● EXERCISE DETAILS: Without the pictures, extract every line from the start of the material to the line containing "rotate=90] (mgtl) at", both ends included.

====

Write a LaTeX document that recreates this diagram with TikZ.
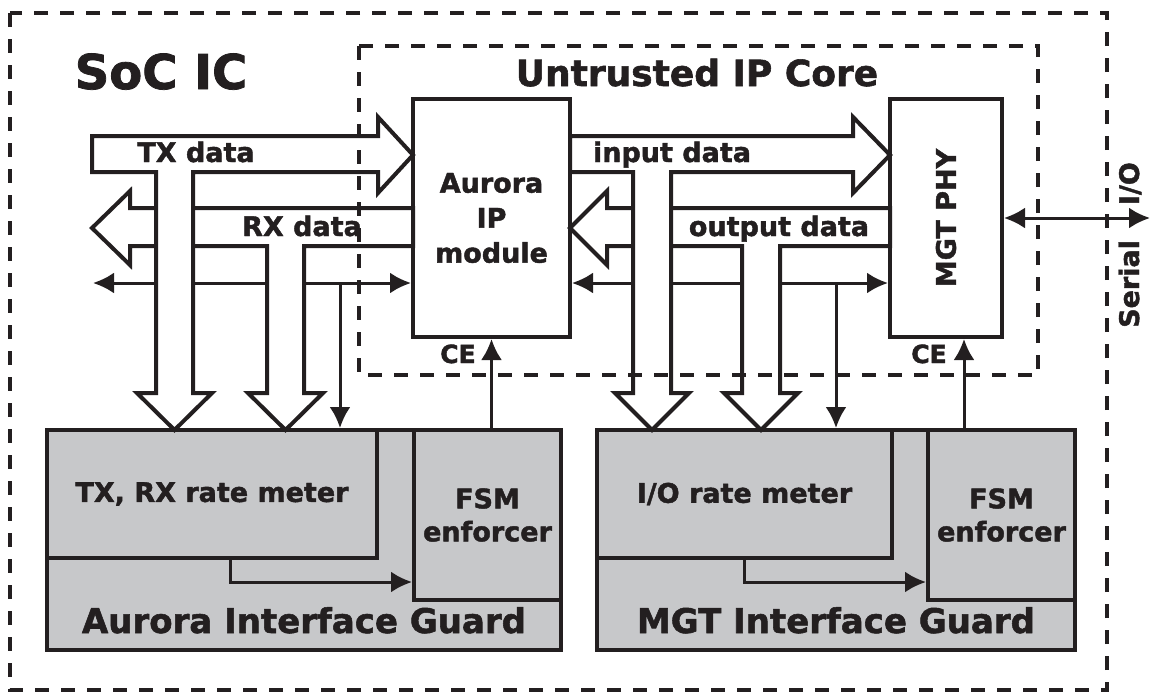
\documentclass[tikz,border=0pt]{standalone}
\usepackage{fontspec}
\setmainfont{DejaVu Sans}[BoldFeatures={FakeBold=1.6}]
\usetikzlibrary{arrows.meta}
\definecolor{ink}{HTML}{231F20}
\definecolor{guardgray}{HTML}{C7C8CA}

\begin{document}
\begin{tikzpicture}[x=1pt, y=-1pt, line join=miter,
    box/.style={draw=ink, line width=4pt, fill=white, inner sep=0pt},
    guard/.style={draw=ink, line width=4pt, fill=guardgray, inner sep=0pt,
        text=ink, align=center, font=\bfseries\fontsize{27}{33}\selectfont},
    fat/.style={draw=ink, line width=4pt, fill=white},
    thin/.style={draw=ink, line width=3pt, -{Latex[length=21pt,width=21pt]}},
    both/.style={thin, {Latex[length=21pt,width=21pt]}-{Latex[length=21pt,width=21pt]}},
    zone/.style={draw=ink, line width=4pt, dash pattern=on 14pt off 12pt},
    lbl/.style={text=ink, inner sep=0pt, align=center, font=\bfseries\fontsize{27}{33}\selectfont},
    title/.style={text=ink, inner sep=0pt, anchor=base, font=\bfseries\fontsize{34}{34}\selectfont}]

    \useasboundingbox (0,0) rectangle (1151,691);

    % 1. Titles
    \node[title, font=\bfseries\fontsize{48}{48}\selectfont] (soc) at (161,89) {SoC IC};
    \node[title, font=\bfseries\fontsize{36}{36}\selectfont] (core) at (697,86) {Untrusted IP Core};

    % 2. IP core blocks
    \node[box, minimum width=157pt, minimum height=238pt] (aurora) at (491.5,218) {};
    \node[lbl, font=\bfseries\fontsize{27}{35}\selectfont] (auroral) at (aurora.center) {Aurora\\IP\\module};
    \node[box, minimum width=112pt, minimum height=238pt] (mgt) at (946,218) {};
    \node[lbl, rotate=90] (mgtl) at (mgt.center) {MGT PHY};

    % 3. Guards
    \node[guard, minimum width=514pt, minimum height=220pt] (ag) at (304,540) {};
    \node[guard, minimum width=330pt, minimum height=128pt, anchor=north west] (arate) at (ag.north west) {TX, RX rate meter};
    \node[guard, minimum width=147pt, minimum height=170pt, anchor=north east] (afsm) at (ag.north east) {FSM\\enforcer};
    \node[title] (agt) at (304,633) {Aurora Interface Guard};

    \node[guard, minimum width=478pt, minimum height=220pt] (mg) at (836,540) {};
    \node[guard, minimum width=295pt, minimum height=128pt, anchor=north west] (mrate) at (mg.north west) {I/O rate meter};
    \node[guard, minimum width=147pt, minimum height=170pt, anchor=north east] (mfsm) at (mg.north east) {FSM\\enforcer};
    \node[title] (mgt-t) at (836,633) {MGT Interface Guard};

    % 4. Thin control buses
    \coordinate (busy) at (0,283);
    \coordinate (lend) at (93,283);
    \coordinate (ltap) at (340,283);
    \coordinate (rtap) at (836,283);
    \draw[both] (lend) -- (aurora.west |- busy);
    \draw[both] (aurora.east |- busy) -- (mgt.west |- busy);
    \draw[thin] (ltap) -- (ltap |- ag.north);
    \draw[thin] (rtap) -- (rtap |- mg.north);

    % 5. Wide data buses
    \draw[fat] (413,208) -- (130,208) -- (130,191) -- (92,228) -- (130,265) -- (130,246)
        -- (267,246) -- (267,393) -- (248,393) -- (285.5,430) -- (323,393) -- (304,393)
        -- (304,246) -- (413,246) -- cycle;
    \draw[fat] (92,136) -- (378,136) -- (378,117) -- (413,155) -- (378,193) -- (378,172)
        -- (193,172) -- (193,393) -- (212,393) -- (174.5,430) -- (137,393) -- (156,393)
        -- (156,172) -- (92,172) -- cycle;
    \draw[fat] (890,208) -- (607,208) -- (607,191) -- (570,228) -- (607,265) -- (607,246)
        -- (742,246) -- (742,393) -- (724,393) -- (761,430) -- (798,393) -- (780,393)
        -- (780,246) -- (890,246) -- cycle;
    \draw[fat] (570,136) -- (853,136) -- (853,117) -- (890,155) -- (853,193) -- (853,172)
        -- (671,172) -- (671,393) -- (689,393) -- (652,430) -- (615,393) -- (633,393)
        -- (633,172) -- (570,172) -- cycle;

    \node[lbl, anchor=base] (txl) at (196,162) {TX data};
    \node[lbl, anchor=base] (rxl) at (302,236) {RX data};
    \node[lbl, anchor=base] (inl) at (672,162) {input data};
    \node[lbl, anchor=base] (outl) at (779,236) {output data};

    % 6. Dashed zones
    \draw[zone] (10,13) rectangle (1107,690);
    \draw[zone] (359,46) rectangle (1038,375);

    % 7. Enables and serial link
    \draw[thin] (aurora.south |- afsm.north) -- (aurora.south);
    \draw[thin] ([xshift=18pt]mgt.south |- mfsm.north) -- ([xshift=18pt]mgt.south);
    \node[lbl, anchor=base, font=\bfseries\fontsize{25}{25}\selectfont] (ce1) at (458,363) {CE};
    \node[lbl, anchor=base, font=\bfseries\fontsize{25}{25}\selectfont] (ce2) at (929,363) {CE};

    \draw[thin] ([xshift=18pt]arate.south) |- ([yshift=-67pt]afsm.west);
    \draw[thin] (mrate.south) |- ([yshift=-67pt]mfsm.west);

    \coordinate (serial) at (1150,218);
    \draw[both] (mgt.east) -- (serial);
    \node[lbl, rotate=90] (serl) at (1130,245) {Serial\hspace{35pt}I/O};

\end{tikzpicture}
\end{document}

====

● COMPLETED EXERCISE:
Write a LaTeX document that recreates this diagram with TikZ.
\documentclass[tikz,border=0pt]{standalone}
\usepackage{fontspec}
\setmainfont{DejaVu Sans}[BoldFeatures={FakeBold=1.6}]
\usetikzlibrary{arrows.meta}
\definecolor{ink}{HTML}{231F20}
\definecolor{guardgray}{HTML}{C7C8CA}

\begin{document}
\begin{tikzpicture}[x=1pt, y=-1pt, line join=miter,
    box/.style={draw=ink, line width=4pt, fill=white, inner sep=0pt},
    guard/.style={draw=ink, line width=4pt, fill=guardgray, inner sep=0pt,
        text=ink, align=center, font=\bfseries\fontsize{27}{33}\selectfont},
    fat/.style={draw=ink, line width=4pt, fill=white},
    thin/.style={draw=ink, line width=3pt, -{Latex[length=21pt,width=21pt]}},
    both/.style={thin, {Latex[length=21pt,width=21pt]}-{Latex[length=21pt,width=21pt]}},
    zone/.style={draw=ink, line width=4pt, dash pattern=on 14pt off 12pt},
    lbl/.style={text=ink, inner sep=0pt, align=center, font=\bfseries\fontsize{27}{33}\selectfont},
    title/.style={text=ink, inner sep=0pt, anchor=base, font=\bfseries\fontsize{34}{34}\selectfont}]

    \useasboundingbox (0,0) rectangle (1151,691);

    % 1. Titles
    \node[title, font=\bfseries\fontsize{48}{48}\selectfont] (soc) at (161,89) {SoC IC};
    \node[title, font=\bfseries\fontsize{36}{36}\selectfont] (core) at (697,86) {Untrusted IP Core};

    % 2. IP core blocks
    \node[box, minimum width=157pt, minimum height=238pt] (aurora) at (491.5,218) {};
    \node[lbl, font=\bfseries\fontsize{27}{35}\selectfont] (auroral) at (aurora.center) {Aurora\\IP\\module};
    \node[box, minimum width=112pt, minimum height=238pt] (mgt) at (946,218) {};
    \node[lbl, rotate=90] (mgtl) at (mgt.center) {MGT PHY};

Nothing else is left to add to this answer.